Jamie Foxx names his biggest musical influence: “I dug everything”
Many of us have traditions that we fall back on at Christmas time, whether it’s watching Home Alone on the telly, buying a hilarious novelty jumper to wear at the table for the turkey dinner, or carefully curating a detailed and comprehensive list of anyone who has wronged you during the year in order to take terrible and merciless revenge against them.
But if you’re Hollywood actor Jamie Foxx, your tradition is to spend an insane amount of money on Christmas lights for your house, just because you can.
Every year, Foxx will blow the equivalent of the GDP of a small country on the display at his mega-mansion.
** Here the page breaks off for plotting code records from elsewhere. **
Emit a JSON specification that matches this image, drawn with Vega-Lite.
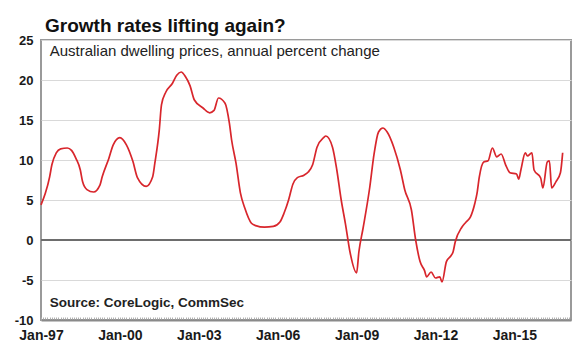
{
  "$schema": "https://vega.github.io/schema/vega-lite/v6.json",
  "width": 530,
  "height": 280,
  "autosize": {"type": "none"},
  "padding": {"left": 41, "top": 40, "right": 9, "bottom": 32},
  "background": "white",
  "title": {"text": "Growth rates lifting again?", "anchor": "start", "frame": "group", "dx": 4, "offset": -2, "font": "Liberation Sans", "fontSize": 19, "fontWeight": "bold", "color": "#111111"},
  "config": {
    "font": "Liberation Sans",
    "view": {"stroke": "#9a9a9a", "strokeWidth": 2},
    "axis": {"labelFont": "Liberation Sans", "labelFontWeight": "bold", "labelColor": "#1a1a1a", "title": null},
    "axisY": {"grid": true, "gridColor": "#d9d9d9", "gridWidth": 1, "ticks": false, "domain": false, "labelPadding": 8, "labelFontSize": 13, "labelOverlap": false},
    "axisX": {"grid": false, "domain": true, "domainColor": "#8a8a8a", "domainWidth": 2, "ticks": true, "tickColor": "#b0b0b0", "tickSize": -3, "labelFontSize": 14, "labelPadding": 11}
  },
  "data": {"values": [
    {"date": "1997-01-01", "value": 4.4},
    {"date": "1997-03-01", "value": 5.8},
    {"date": "1997-05-01", "value": 7.9},
    {"date": "1997-06-01", "value": 9.4},
    {"date": "1997-08-01", "value": 10.9},
    {"date": "1997-10-01", "value": 11.4},
    {"date": "1998-01-01", "value": 11.5},
    {"date": "1998-03-01", "value": 11.2},
    {"date": "1998-05-01", "value": 10.2},
    {"date": "1998-07-01", "value": 8.75},
    {"date": "1998-08-01", "value": 7.3},
    {"date": "1998-10-01", "value": 6.3},
    {"date": "1999-01-01", "value": 6.0},
    {"date": "1999-04-01", "value": 6.9},
    {"date": "1999-05-01", "value": 7.9},
    {"date": "1999-08-01", "value": 10.2},
    {"date": "1999-10-01", "value": 11.9},
    {"date": "2000-01-01", "value": 12.8},
    {"date": "2000-04-01", "value": 11.9},
    {"date": "2000-07-01", "value": 9.8},
    {"date": "2000-09-01", "value": 7.8},
    {"date": "2001-01-01", "value": 6.7},
    {"date": "2001-04-01", "value": 7.9},
    {"date": "2001-05-01", "value": 9.6},
    {"date": "2001-07-01", "value": 13.7},
    {"date": "2001-08-01", "value": 16.9},
    {"date": "2001-10-01", "value": 18.5},
    {"date": "2002-01-01", "value": 19.6},
    {"date": "2002-03-01", "value": 20.6},
    {"date": "2002-05-01", "value": 21.0},
    {"date": "2002-07-01", "value": 20.4},
    {"date": "2002-09-01", "value": 19.3},
    {"date": "2002-11-01", "value": 17.5},
    {"date": "2003-03-01", "value": 16.5},
    {"date": "2003-06-01", "value": 15.9},
    {"date": "2003-08-01", "value": 16.2},
    {"date": "2003-10-01", "value": 17.75},
    {"date": "2004-01-01", "value": 17.1},
    {"date": "2004-03-01", "value": 14.6},
    {"date": "2004-04-01", "value": 12.5},
    {"date": "2004-06-01", "value": 9.6},
    {"date": "2004-08-01", "value": 5.9},
    {"date": "2004-10-01", "value": 4.0},
    {"date": "2005-01-01", "value": 2.1},
    {"date": "2005-03-01", "value": 1.8},
    {"date": "2005-07-01", "value": 1.6},
    {"date": "2005-11-01", "value": 1.7},
    {"date": "2006-02-01", "value": 2.25},
    {"date": "2006-04-01", "value": 3.4},
    {"date": "2006-06-01", "value": 5.0},
    {"date": "2006-08-01", "value": 7.0},
    {"date": "2006-10-01", "value": 7.8},
    {"date": "2007-01-01", "value": 8.1},
    {"date": "2007-03-01", "value": 8.5},
    {"date": "2007-05-01", "value": 9.4},
    {"date": "2007-07-01", "value": 11.6},
    {"date": "2007-10-01", "value": 12.8},
    {"date": "2007-11-01", "value": 13.0},
    {"date": "2008-02-01", "value": 11.6},
    {"date": "2008-04-01", "value": 8.75},
    {"date": "2008-06-01", "value": 5.0},
    {"date": "2008-08-01", "value": 1.9},
    {"date": "2008-10-01", "value": -1.5},
    {"date": "2009-01-01", "value": -4.1},
    {"date": "2009-02-01", "value": -1.5},
    {"date": "2009-04-01", "value": 1.5},
    {"date": "2009-07-01", "value": 6.5},
    {"date": "2009-09-01", "value": 10.8},
    {"date": "2009-11-01", "value": 13.5},
    {"date": "2010-01-01", "value": 14.0},
    {"date": "2010-03-01", "value": 13.5},
    {"date": "2010-06-01", "value": 11.6},
    {"date": "2010-09-01", "value": 8.75},
    {"date": "2010-11-01", "value": 6.25},
    {"date": "2011-02-01", "value": 3.75},
    {"date": "2011-04-01", "value": 0.0},
    {"date": "2011-06-01", "value": -2.7},
    {"date": "2011-08-01", "value": -3.8},
    {"date": "2011-09-01", "value": -4.6},
    {"date": "2011-11-01", "value": -4.0},
    {"date": "2012-01-01", "value": -4.75},
    {"date": "2012-03-01", "value": -4.6},
    {"date": "2012-04-01", "value": -5.25},
    {"date": "2012-06-01", "value": -2.7},
    {"date": "2012-08-01", "value": -2.0},
    {"date": "2012-09-01", "value": -1.5},
    {"date": "2012-10-01", "value": -0.25},
    {"date": "2013-01-01", "value": 1.6},
    {"date": "2013-03-01", "value": 2.25},
    {"date": "2013-05-01", "value": 2.9},
    {"date": "2013-07-01", "value": 4.6},
    {"date": "2013-08-01", "value": 5.9},
    {"date": "2013-09-01", "value": 7.9},
    {"date": "2013-11-01", "value": 9.75},
    {"date": "2014-01-01", "value": 9.9},
    {"date": "2014-03-01", "value": 11.5},
    {"date": "2014-05-01", "value": 10.4},
    {"date": "2014-07-01", "value": 10.75},
    {"date": "2014-09-01", "value": 9.4},
    {"date": "2014-11-01", "value": 8.4},
    {"date": "2015-02-01", "value": 8.25},
    {"date": "2015-03-01", "value": 7.6},
    {"date": "2015-04-01", "value": 8.75},
    {"date": "2015-06-01", "value": 10.9},
    {"date": "2015-07-01", "value": 10.5},
    {"date": "2015-09-01", "value": 10.9},
    {"date": "2015-10-01", "value": 8.75},
    {"date": "2016-01-01", "value": 7.75},
    {"date": "2016-02-01", "value": 6.5},
    {"date": "2016-04-01", "value": 9.75},
    {"date": "2016-05-01", "value": 9.9},
    {"date": "2016-06-01", "value": 6.5},
    {"date": "2016-08-01", "value": 7.3},
    {"date": "2016-10-01", "value": 8.4},
    {"date": "2016-11-01", "value": 10.9}
  ]},
  "layer": [
    {
      "mark": {"type": "rule", "color": "#6e6e6e", "strokeWidth": 1.6},
      "encoding": {"y": {"datum": 0, "type": "quantitative", "title": null, "axis": {"values": [-10, -5, 0, 5, 10, 15, 20, 25], "labelExpr": "datum.value + ''"}}}
    },
    {
      "mark": {"type": "line", "color": "#d8262c", "strokeWidth": 1.7, "interpolate": "monotone"},
      "encoding": {
        "x": {
          "field": "date", "type": "temporal", "title": null,
          "scale": {"type": "utc", "domain": [{"year": 1997, "month": 1, "date": 1, "utc": true}, {"year": 2017, "month": 2, "date": 25, "utc": true}]},
          "axis": {
            "tickCount": {"interval": "month", "step": 1},
            "labelOverlap": false,
            "labelFlush": false,
            "labelBound": false,
            "labelExpr": "utcmonth(datum.value) == 0 && (utcyear(datum.value) - 1997) % 3 == 0 ? utcFormat(datum.value, '%b-%y') : ''"
          }
        },
        "y": {
          "field": "value", "type": "quantitative", "title": null,
          "scale": {"domain": [-10, 25], "nice": false},
          "axis": {"values": [-10, -5, 0, 5, 10, 15, 20, 25], "labelExpr": "datum.value + ''"}
        }
      }
    },
    {
      "data": {"values": [{}]},
      "mark": {"type": "text", "text": "Australian dwelling prices, annual percent change", "align": "left", "baseline": "alphabetic", "fontSize": 15, "font": "Liberation Sans", "color": "#222222"},
      "encoding": {
        "x": {"datum": {"year": 1997, "month": 5, "date": 1, "utc": true}, "type": "temporal"},
        "y": {"datum": 23, "type": "quantitative", "axis": {"values": [-10, -5, 0, 5, 10, 15, 20, 25], "labelExpr": "datum.value + ''"}}
      }
    },
    {
      "data": {"values": [{}]},
      "mark": {"type": "text", "text": "Source: CoreLogic, CommSec", "align": "left", "baseline": "alphabetic", "fontSize": 13.5, "fontWeight": "bold", "font": "Liberation Sans", "color": "#222222"},
      "encoding": {
        "x": {"datum": {"year": 1997, "month": 5, "date": 1, "utc": true}, "type": "temporal"},
        "y": {"datum": -8.4, "type": "quantitative", "axis": {"values": [-10, -5, 0, 5, 10, 15, 20, 25], "labelExpr": "datum.value + ''"}}
      }
    }
  ]
}
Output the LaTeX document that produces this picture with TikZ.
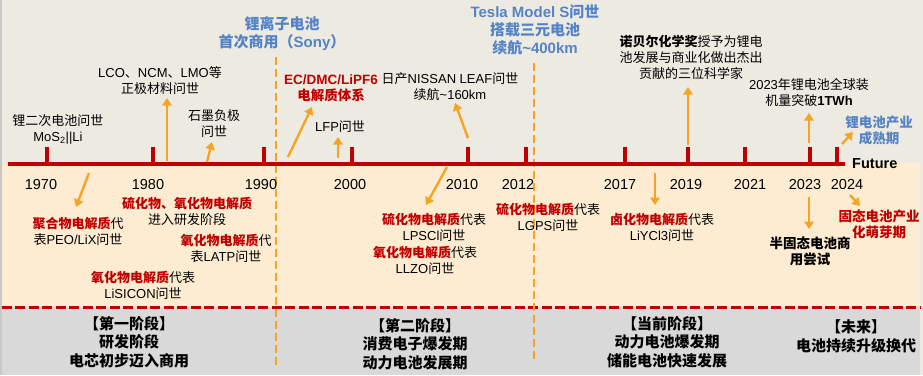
\documentclass[tikz,border=0pt]{standalone}
\usepackage{fontspec}
\setmainfont{Noto Sans CJK SC}
\newfontfamily\latf{Liberation Sans}
\newcommand{\lat}[1]{{\latf #1}}
\usetikzlibrary{arrows.meta}
\definecolor{bgtop}{RGB}{237,234,226}
\definecolor{bgpeach}{RGB}{253,236,209}
\definecolor{bggray}{RGB}{217,217,217}
\definecolor{cred}{RGB}{192,0,0}
\definecolor{corange}{RGB}{245,165,35}
\definecolor{cblue}{RGB}{84,132,198}
\definecolor{cborder}{RGB}{200,200,200}
\tikzset{
  txt/.style={align=center, inner sep=0pt, font=\fontsize{13}{16}\selectfont},
  bluetxt/.style={align=center, inner sep=0pt, text=cblue, font=\fontsize{15}{18}\selectfont\bfseries},
  redtxt/.style={align=center, inner sep=0pt, text=cred, font=\fontsize{13.5}{16.5}\selectfont\bfseries},
  yeartxt/.style={inner sep=0pt, font=\fontsize{14.5}{17}\selectfont\latf},
  stagetxt/.style={align=center, inner sep=0pt, font=\fontsize{15}{18.5}\selectfont\bfseries},
  arr/.style={draw=corange, line width=2.4pt, -{Triangle[length=7.5pt,width=9.5pt]}},
  tickmark/.style={draw=cred, line width=4.5pt},
  vdash/.style={draw=corange, line width=2.8pt, dash pattern=on 8pt off 4pt},
  hdash/.style={draw=cred, line width=3pt, dash pattern=on 10pt off 3.5pt},
}
\newcommand{\rb}[1]{{\bfseries\color{cred}#1}}
\begin{document}
\begin{tikzpicture}[x=1pt,y=-1pt]
\useasboundingbox (0,0) rectangle (923,375);
% backgrounds
\fill[bgtop] (0,0) rectangle (923,375);
\fill[bgpeach] (1.5,163) rectangle (920,307);
\fill[bggray] (1.5,307) rectangle (920,375);
\fill[cborder] (0,0) rectangle (1.5,375);
% dashed separators
\draw[hdash] (1.5,307) -- (920,307);
\draw[vdash] (276,57) -- (276,368);
\draw[vdash] (534,63) -- (534,363);
% axis
\draw[draw=cred, line width=4pt] (8,164) -- (845,164);
\foreach \x in {47,153,264,352,468,526,625,688,745,810,837}
  \draw[tickmark] (\x,147) -- (\x,164);
\node[inner sep=0pt, anchor=west, font=\fontsize{14.5}{17}\selectfont\latf\bfseries] (future) at (852,164) {Future};
% years
\node[yeartxt] (y1970) at (41,185) {1970};
\node[yeartxt] (y1980) at (148,185) {1980};
\node[yeartxt] (y1990) at (261,185) {1990};
\node[yeartxt] (y2000) at (350,185) {2000};
\node[yeartxt] (y2010) at (462,185) {2010};
\node[yeartxt] (y2012) at (518,185) {2012};
\node[yeartxt] (y2017) at (620,185) {2017};
\node[yeartxt] (y2019) at (686,185) {2019};
\node[yeartxt] (y2021) at (750,185) {2021};
\node[yeartxt] (y2023) at (805,185) {2023};
\node[yeartxt] (y2024) at (847,185) {2024};
% upper texts
\node[txt] (t1) at (58,129.5) {锂二次电池问世\\\lat{MoS\textsubscript{2}||Li}};
\node[txt] (t2) at (160,81) {\lat{LCO}、\lat{NCM}、\lat{LMO}等\\正极材料问世};
\node[txt] (t3) at (214,123.5) {石墨负极\\问世};
\node[bluetxt] (b1) at (282,34) {锂离子电池\\首次商用（\lat{Sony}）};
\node[redtxt] (r1) at (331,88.5) {\lat{EC/DMC/LiPF6}\\电解质体系};
\node[txt] (t4) at (340,127) {\lat{LFP}问世};
\node[txt] (t5) at (450,86.5) {日产\lat{NISSAN LEAF}问世\\续航\lat{\textasciitilde160km}};
\node[bluetxt] (b2) at (535,30) {\lat{Tesla Model S}问世\\搭载三元电池\\续航\lat{\textasciitilde400km}};
\node[txt] (t6) at (691,57.5) {\textbf{诺贝尔化学奖}授予为锂电\\池发展与商业化做出杰出\\贡献的三位科学家};
\node[txt] (t7) at (809,92.5) {\lat{2023}年锂电池全球装\\机量突破\textbf{\lat{1TWh}}};
\node[bluetxt, font=\fontsize{13.5}{15.5}\selectfont\bfseries] (b3) at (879,130.5) {锂电池产业\\成熟期};
% lower texts
\node[txt] (d1) at (78,231) {\rb{聚合物电解质}代\\表\lat{PEO/LiX}问世};
\node[txt] (d2) at (187,211) {\rb{硫化物、氧化物电解质}\\进入研发阶段};
\node[txt] (d3) at (226,248) {\rb{氧化物电解质}代\\表\lat{LATP}问世};
\node[txt] (d4) at (143,285) {\rb{氧化物电解质}代表\\\lat{LiSICON}问世};
\node[txt] (d5) at (434,227) {\rb{硫化物电解质}代表\\\lat{LPSCl}问世};
\node[txt] (d6) at (425,260) {\rb{氧化物电解质}代表\\\lat{LLZO}问世};
\node[txt] (d7) at (548,217) {\rb{硫化物电解质}代表\\\lat{LGPS}问世};
\node[txt] (d8) at (662,227) {\rb{卤化物电解质}代表\\\lat{LiYCl3}问世};
\node[txt, font=\fontsize{13.5}{15.5}\selectfont\bfseries] (d9) at (810,251.5) {半固态电池商\\用尝试};
\node[redtxt, font=\fontsize{13.5}{16}\selectfont\bfseries] (d10) at (879,224) {固态电池产业\\化萌芽期};
% stage texts
\node[stagetxt] (s1) at (129,342) {【第一阶段】\\研发阶段\\电芯初步迈入商用};
\node[stagetxt] (s2) at (415,344) {【第二阶段】\\消费电子爆发期\\动力电池发展期};
\node[stagetxt] (s3) at (667,342) {【当前阶段】\\动力电池爆发期\\储能电池快速发展};
\node[stagetxt] (s4) at (856,336.5) {【未来】\\电池持续升级换代};
% arrow coordinates
\coordinate (a1s) at (167,161); \coordinate (a1e) at (167,98);
\coordinate (a2s) at (207,162); \coordinate (a2e) at (212,142);
\coordinate (a3s) at (288,157); \coordinate (a3e) at (312,107);
\coordinate (a4s) at (338,158); \coordinate (a4e) at (338,137);
\coordinate (a5s) at (468,138); \coordinate (a5e) at (455,103);
\coordinate (a6s) at (688,145); \coordinate (a6e) at (688,87);
\coordinate (a7s) at (809,143); \coordinate (a7e) at (809,113);
\coordinate (a8s) at (842,144); \coordinate (a8e) at (853,132);
\coordinate (b1s) at (89,173);  \coordinate (b1e) at (76,207);
\coordinate (b2s) at (447,167); \coordinate (b2e) at (426,205);
\coordinate (b3s) at (655,173); \coordinate (b3e) at (655,205);
\coordinate (b4s) at (809,197); \coordinate (b4e) at (809,229);
\coordinate (b5s) at (850,195); \coordinate (b5e) at (860,206);
\foreach \n in {a1,a2,a3,a4,a5,a6,a7,a8,b1,b2,b3,b4,b5}
  \draw[arr] (\n s) -- (\n e);
\end{tikzpicture}
\end{document}
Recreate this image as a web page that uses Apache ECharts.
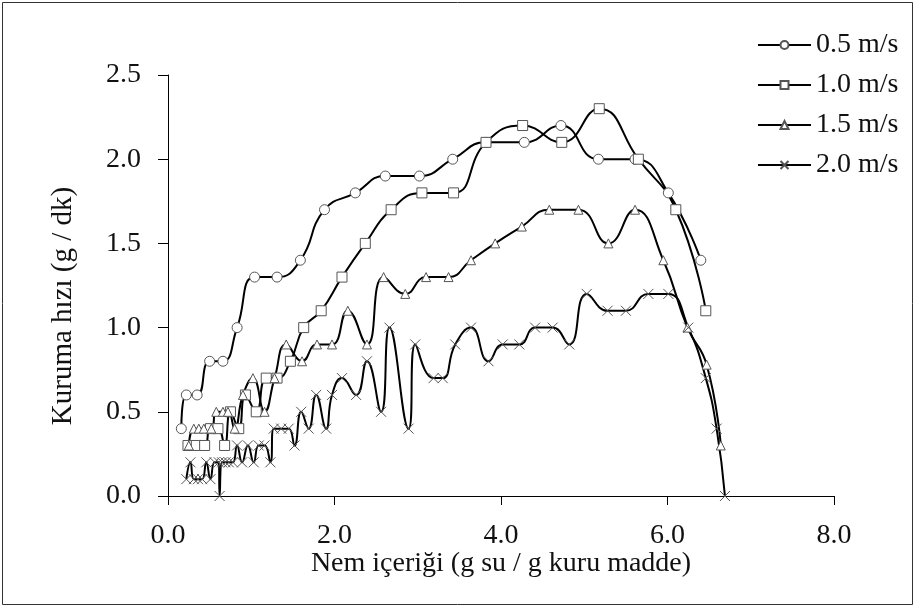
<!DOCTYPE html>
<html>
<head>
<meta charset="utf-8">
<script src="https://cdn.jsdelivr.net/npm/echarts@6/dist/echarts.min.js"></script>
<style>html,body{margin:0;padding:0;background:#fff}#c{width:916px;height:608px}</style>
</head>
<body>
<div id="c"></div>
<script>
const seriesNames = ['0.5 m/s', '1.0 m/s', '1.5 m/s', '2.0 m/s'];
const xTicks = ['0.0', '2.0', '4.0', '6.0', '8.0'];
const xTitle = 'Nem içeriği (g su / g kuru madde)';
const yTitle = 'Kuruma hızı (g / dk)';

const x05 = [0.16,0.22,0.35,0.50,0.66,0.83,1.04,1.31,1.59,1.88,2.25,2.61,3.02,3.42,3.82,4.28,4.72,5.17,5.61,6.01,6.40];
const y05 = [0.4,0.6,0.6,0.8,0.8,1.0,1.3,1.3,1.4,1.7,1.8,1.9,1.9,2.0,2.1,2.1,2.2,2.0,2.0,1.8,1.4];

const x10 = [0.24,0.34,0.44,0.51,0.60,0.68,0.75,0.85,0.93,1.06,1.18,1.31,1.47,1.63,1.84,2.09,2.37,2.68,3.05,3.43,3.82,4.26,4.73,5.18,5.65,6.10,6.46];
const y10 = [0.3,0.3,0.3,0.4,0.4,0.3,0.5,0.4,0.6,0.5,0.7,0.7,0.8,1.0,1.1,1.3,1.5,1.7,1.8,1.8,2.1,2.2,2.1,2.3,2.0,1.7,1.1];

const x15 = [0.25,0.31,0.37,0.43,0.52,0.58,0.66,0.72,0.80,0.90,1.02,1.16,1.28,1.42,1.61,1.79,1.97,2.16,2.39,2.59,2.85,3.10,3.37,3.64,3.93,4.25,4.58,4.93,5.29,5.61,5.95,6.24,6.47,6.64];
const y15 = [0.3,0.4,0.4,0.4,0.4,0.5,0.5,0.5,0.4,0.6,0.7,0.5,0.7,0.9,0.8,0.9,0.9,1.1,0.9,1.3,1.2,1.3,1.3,1.4,1.5,1.6,1.7,1.7,1.5,1.7,1.4,1.0,0.78,0.3];

const x20 = [0.22,0.27,0.31,0.36,0.41,0.46,0.51,0.56,0.61,0.62,0.65,0.69,0.73,0.78,0.83,0.89,0.96,1.03,1.09,1.16,1.23,1.27,1.36,1.45,1.52,1.60,1.69,1.78,1.90,1.97,2.09,2.26,2.39,2.56,2.66,2.89,2.97,3.19,3.30,3.45,3.64,3.85,4.02,4.22,4.41,4.62,4.82,5.03,5.28,5.50,5.77,6.01,6.25,6.46,6.59,6.69];
const y20 = [0.1,0.2,0.1,0.1,0.1,0.2,0.1,0.2,0.2,0.0,0.2,0.2,0.2,0.2,0.3,0.2,0.3,0.2,0.3,0.3,0.2,0.4,0.4,0.4,0.3,0.5,0.4,0.6,0.4,0.6,0.7,0.6,0.8,0.5,1.0,0.4,0.9,0.7,0.7,0.9,1.0,0.8,0.9,0.9,1.0,1.0,0.9,1.2,1.1,1.1,1.2,1.2,1.0,0.7,0.4,0.0];

function pairs(xs, ys) { return xs.map((x, i) => [x, ys[i]]); }

const FONT = 'Liberation Serif';
const markColor = '#555';
const symbols = ['circle', 'rect', 'triangle', 'path://M0,0L10,10M10,0L0,10'];
const sizes = [10, 10, 9, 10];
const datas = [pairs(x05, y05), pairs(x10, y10), pairs(x15, y15), pairs(x20, y20)];

const chart = echarts.init(document.getElementById('c'), null, {renderer: 'canvas'});
chart.setOption({
  animation: false,
  backgroundColor: '#fff',
  graphic: [{
    type: 'rect', silent: true, z: 0,
    shape: {x: 2.5, y: 2.5, width: 910, height: 602},
    style: {fill: 'none', stroke: '#333', lineWidth: 1}
  }, {
    type: 'text', silent: true, z: 5,
    x: 63, y: 306, rotation: Math.PI / 2,
    style: {text: yTitle, font: '29px "Liberation Serif"', fill: '#111',
      align: 'center', verticalAlign: 'middle'}
  }],
  legend: {
    orient: 'vertical', left: 752, top: 26, itemGap: 12,
    itemWidth: 53, itemHeight: 10,
    textStyle: {fontFamily: FONT, fontSize: 28, color: '#111'},
    data: seriesNames
  },
  grid: {left: 168, right: 82, top: 75, bottom: 112, containLabel: false},
  xAxis: {
    type: 'value', min: 0, max: 8, interval: 2,
    name: xTitle, nameLocation: 'middle', nameGap: 54, nameMoveOverlap: false,
    nameTextStyle: {fontFamily: FONT, fontSize: 28, color: '#111'},
    axisLine: {lineStyle: {color: '#000', width: 1}},
    axisTick: {show: true, inside: false, length: 9, lineStyle: {color: '#000'}},
    axisLabel: {fontFamily: FONT, fontSize: 28, color: '#111', margin: 26,
      formatter: (v) => xTicks[Math.round(v / 2)]},
    splitLine: {show: false}
  },
  yAxis: {
    type: 'value', min: 0, max: 2.5, interval: 0.5,
    axisLine: {show: true, lineStyle: {color: '#000', width: 1}},
    axisTick: {show: true, inside: false, length: 10, lineStyle: {color: '#000'}},
    axisLabel: {fontFamily: FONT, fontSize: 28, color: '#111', margin: 27,
      formatter: (v) => v.toFixed(1)},
    splitLine: {show: false}
  },
  series: seriesNames.map((n, i) => ({
    name: n, type: 'line', data: datas[i],
    smooth: 0.5, smoothMonotone: null,
    symbol: symbols[i], symbolSize: sizes[i],
    showSymbol: true,
    lineStyle: {color: '#000', width: 2},
    itemStyle: {color: i === 3 ? 'none' : '#fff', borderColor: markColor, borderWidth: 1},
    color: '#000',
    emphasis: {disabled: true},
    z: 2
  }))
});
</script>
</body>
</html>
Perhaps he does that because, unlike other comedians like Will Ferrell or Vince Vaughn, he’s never been in a proper Christmas movie. However, earlier this year, he did star in an action thriller called Tin Soldier, which is tenuously festive, I suppose.
Unfortunately, it was anything but a gift to anyone, with it being critically panned across the board and a cast including Scott Eastwood, who is never really very good in anything, and Robert De Niro, who, sadly, these days will basically say yes to everything involving a camera as long as you pay him enough money.
It marks a bit of a drop-off for Foxx, who for a time was undeniably one of the major forces in both movies, music and comedy, especially between around 2004 and 2015. Coming from a background of stand-up and sitcoms, he broke into the acting big leagues thanks to a role alongside Will Smith in the boxing biopic Ali in 2001 and three years later had the kind of 12 months that actors dream of.
He became part of an exclusive club, only 12 people in history, in fact, to be nominated for Oscars for two different films in the same year, firstly for the Michael Mann thriller Collateral opposite Tom Cruise, and then again for Ray, the musical biopic about legendary blind singer-songwriter Ray Charles.
It sparked a period of dominance for Foxx, who used his uncanny impression of Charles to great effect on the Kanye West smash ‘Gold Digger’, and then appeared in a string of major movies, including Miami Vice with Colin Farrell, Beyonce’s Dreamgirls and Quentin Tarantino’s bloody epic Django Unchained, which he took the lead in. And he did all this while releasing double-platinum albums.
As for his own musical influences, Foxx names gospel music, especially the vocal group the Clark sisters, but one much-missed icon stood out for him above all the others. Foxx told radio station WBLS: “A young man by the name of Prince Nelson Rogers, you guys know him as Prince. Everything about this guy, I dug. Everything about his music, because of what it was, I call it delicious music, it’s like you could almost taste the music he was making. My Grandmother would say: ‘That little Prince is the Devil, I don’t want him in this house’… But listening to his music, I even knew all the B-Sides… I even tried to wear my hair like him, which didn’t work out, ‘cos I didn’t have the right type of hair and I had too much forehead.”
After suffering a stroke in 2023, Foxx has rebounded to start working on a variety of projects, including a Mike Tyson mini-series and a long-awaited basketball comedy called All-Star Weekend, which began filming some seven years ago with Robert Downey Jr.
There are also rumours of him lining up for a remake of the Sam Peckinpah bloodbath The Wild Bunch, plus he’s finished filming Fight for ‘84, about a boxing coach trying to put together a squad for the Olympics after the original fighters were lost in a plane crash.